PV data has information related to price and volume. Since it includes price itself, which is essential for predicting stock prices, it's one of the most useful data types when first creating Alphas.s

💸Price data

PV data includes stock prices – open, high, low, close- and other trading related information like volume of shares traded and market capitalization. These values are well represented in candlestick charts.

Navigator_PV_data.png

  • Open is the first traded price when the stock market opens for the day.
  • Close is the last traded price when the stock market ends for the day.
  • High is the highest price traded during the day.
  • Low is the lowest price traded during the day.

📦Volume

Volume indicates the number of shares investors transacted that day.

You can use the adv20 data field to access the 20-day average volume. If you want to calculate the average for a different number of days, you can use ts_mean(volume,N).

📋VWAP (Volume-Weighted Average Price)

Additionally, VWAP can represent a day's stock price, which is the volume-weighted average price. Since low-volume trades might give a false picture of other price indicators like closing price, VWAP can be a better measure of that day's price.

In formula terms, it's \(sum(price*volume)/sum(volume)\).

💡Alpha Ideas

Most Alphas using PV data come from these two main ideas:

  • Momentum -Assume that stocks which have performed well in the past will continue to perform well, while stocks that have performed poorly will continue to do so.
    • Momentum effect typically appears over longer periods (several months or more).
  • Reversion -The hypothesis is that if something increases today, it will fall tomorrow. And if something decreases today, it will increase tomorrow. This something can be anything: price, volume, correlation between two things or the other indicators/variables that you can think of while developing your alpha.
    • Reversion effect appears over shorter periods (days or weeks).

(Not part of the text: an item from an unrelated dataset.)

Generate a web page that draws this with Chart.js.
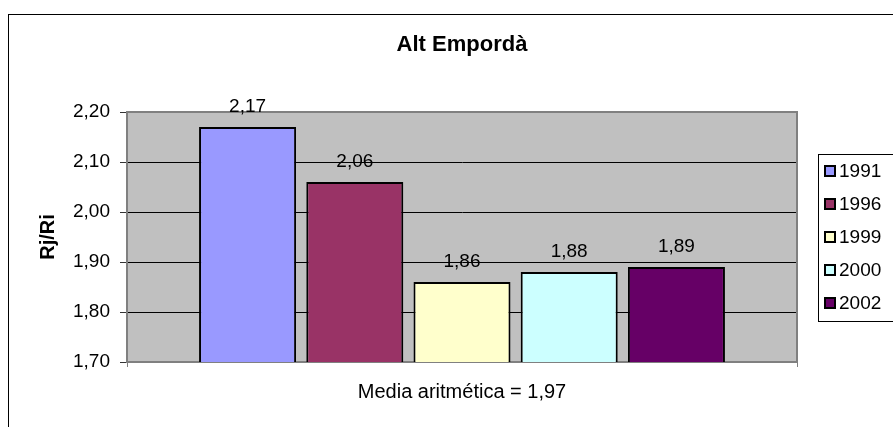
<!DOCTYPE html>
<html>
<head>
<meta charset="utf-8">
<script src="https://cdn.jsdelivr.net/npm/chart.js@4/dist/chart.umd.min.js"></script>
<style>
  html, body { margin: 0; padding: 0; background: #fff; overflow: hidden; }
  #wrap { position: relative; width: 893px; height: 427px; }
  #frame { position: absolute; left: 8px; top: 14px; width: 900px; height: 430px;
           border-left: 1px solid #000; border-top: 1px solid #000; }
  canvas { position: absolute; left: 0; top: 0; }
</style>
</head>
<body>
<div id="wrap">
  <div id="frame"></div>
  <canvas id="chart" width="893" height="427"></canvas>
</div>
<script>
const years = ['1991', '1996', '1999', '2000', '2002'];
const values = [2.17, 2.06, 1.86, 1.88, 1.89];
const colors = ['#9999FF', '#993366', '#FFFFCC', '#CCFFFF', '#660066'];
const yTicks = [1.7, 1.8, 1.9, 2.0, 2.1, 2.2];
const chartTitle = 'Alt Empordà';
const yTitle = 'Rj/Ri';
const xTitle = 'Media aritmética = 1,97';

const FONT = 'Liberation Sans, Arial, sans-serif';
const fmt = v => v.toFixed(2).replace('.', ',');

// gray plot area + border
const plotArea = {
  id: 'plotArea',
  beforeDraw(chart) {
    const {ctx, chartArea: a} = chart;
    ctx.save();
    ctx.fillStyle = '#C0C0C0';
    ctx.fillRect(a.left, a.top, a.right - a.left, a.bottom - a.top);
    ctx.restore();
  },
  beforeDatasetsDraw(chart) {
    const {ctx, chartArea: a} = chart;
    ctx.save();
    ctx.strokeStyle = '#808080';
    ctx.lineWidth = 2;
    ctx.strokeRect(a.left, a.top, a.right - a.left, a.bottom - a.top);
    ctx.restore();
  }
};

// value labels above bars
const barLabels = {
  id: 'barLabels',
  afterDatasetsDraw(chart) {
    const ctx = chart.ctx;
    ctx.save();
    ctx.font = '19px ' + FONT;
    ctx.fillStyle = '#000';
    ctx.textAlign = 'center';
    ctx.textBaseline = 'alphabetic';
    chart.data.datasets.forEach((ds, i) => {
      chart.getDatasetMeta(i).data.forEach((el, j) => {
        ctx.fillText(fmt(ds.data[j]), el.x, el.y - 15);
      });
    });
    ctx.restore();
  }
};

// boxed legend on the right, like the Excel one
const sideLegend = {
  id: 'sideLegend',
  afterDraw(chart) {
    const ctx = chart.ctx;
    ctx.save();
    ctx.fillStyle = '#fff';
    ctx.strokeStyle = '#000';
    ctx.lineWidth = 1;
    ctx.fillRect(818.5, 154.5, 90, 167);
    ctx.strokeRect(818.5, 154.5, 90, 167);
    ctx.font = '19px ' + FONT;
    ctx.textBaseline = 'middle';
    ctx.textAlign = 'left';
    chart.data.datasets.forEach((ds, i) => {
      const y = 171 + i * 33;
      ctx.fillStyle = ds.backgroundColor;
      ctx.fillRect(825, y - 5, 10, 10);
      ctx.lineWidth = 2;
      ctx.strokeStyle = '#000';
      ctx.strokeRect(825, y - 5, 10, 10);
      ctx.fillStyle = '#000';
      ctx.fillText(ds.label, 839, y + 1);
    });
    ctx.restore();
  }
};

new Chart(document.getElementById('chart'), {
  type: 'bar',
  data: {
    labels: [''],
    datasets: years.map((y, i) => ({
      label: y,
      data: [values[i]],
      backgroundColor: colors[i],
      borderColor: '#000',
      borderWidth: 2,
      categoryPercentage: 0.8,
      barPercentage: 0.905
    }))
  },
  options: {
    responsive: false,
    animation: false,
    layout: { padding: { left: 0, right: 96, top: 0, bottom: 0 } },
    plugins: {
      legend: { display: false },
      tooltip: { enabled: false },
      title: {
        display: true,
        text: chartTitle,
        fullSize: false,
        color: '#000',
        font: { family: FONT, size: 22, weight: 'bold' },
        padding: { top: 32, bottom: 53.6 }
      }
    },
    scales: {
      x: {
        ticks: { display: false },
        grid: { display: true, drawOnChartArea: false, offset: true, tickLength: 5, color: '#808080' },
        border: { color: '#808080', width: 2 },
        title: {
          display: true,
          text: xTitle,
          color: '#000',
          font: { family: FONT, size: 20 },
          padding: { top: 0, bottom: 23 }
        },
        afterFit(scale) { scale.height = 65; }
      },
      y: {
        min: yTicks[0],
        max: yTicks[yTicks.length - 1],
        afterBuildTicks(scale) { scale.ticks = yTicks.map(v => ({ value: v })); },
        ticks: {
          color: '#000',
          font: { family: FONT, size: 19 },
          padding: 10,
          callback: v => fmt(v)
        },
        grid: {
          color: ctx => (ctx.tick && (ctx.tick.value === yTicks[0] || ctx.tick.value === yTicks[yTicks.length - 1])) ? '#808080' : '#000',
          tickColor: '#333',
          tickLength: 7,
          lineWidth: 1
        },
        border: { color: '#808080', width: 2 },
        title: {
          display: true,
          text: yTitle,
          color: '#000',
          font: { family: FONT, size: 20, weight: 'bold' },
          padding: { top: 36, bottom: 0 }
        },
        afterFit(scale) { scale.width = 127; }
      }
    }
  },
  plugins: [plotArea, barLabels, sideLegend]
});
</script>
</body>
</html>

The rank(-returns) we created first is a simple example of implementing the reversion effect.

🔥Let's try it out!

Shall we try implementing a reversion Alpha using VWAP?

VWAP is the average price weighted by volume for the day, while closing price is the last traded price. By comparing VWAP and closing price, we can understand how the last traded price compares to the day's average. For example, if the closing price is much higher than VWAP, we can interpret that the price rose near market close. The opposite tend to be true as well.

Since reversion theory assumes prices return to their mean, we can implement an Alpha using the formula "vwap/close". This takes long positions when closing prices fall below VWAP, and short positions when they rise above it.

When you simulate this, you'll notice that while the Sharpe ratio is high, the turnover is excessive. According to submission criteria, turnover should be below 70% for submission. You can adjust turnover by applying operators (ex. trade_when) or changing settings (ex. Decay).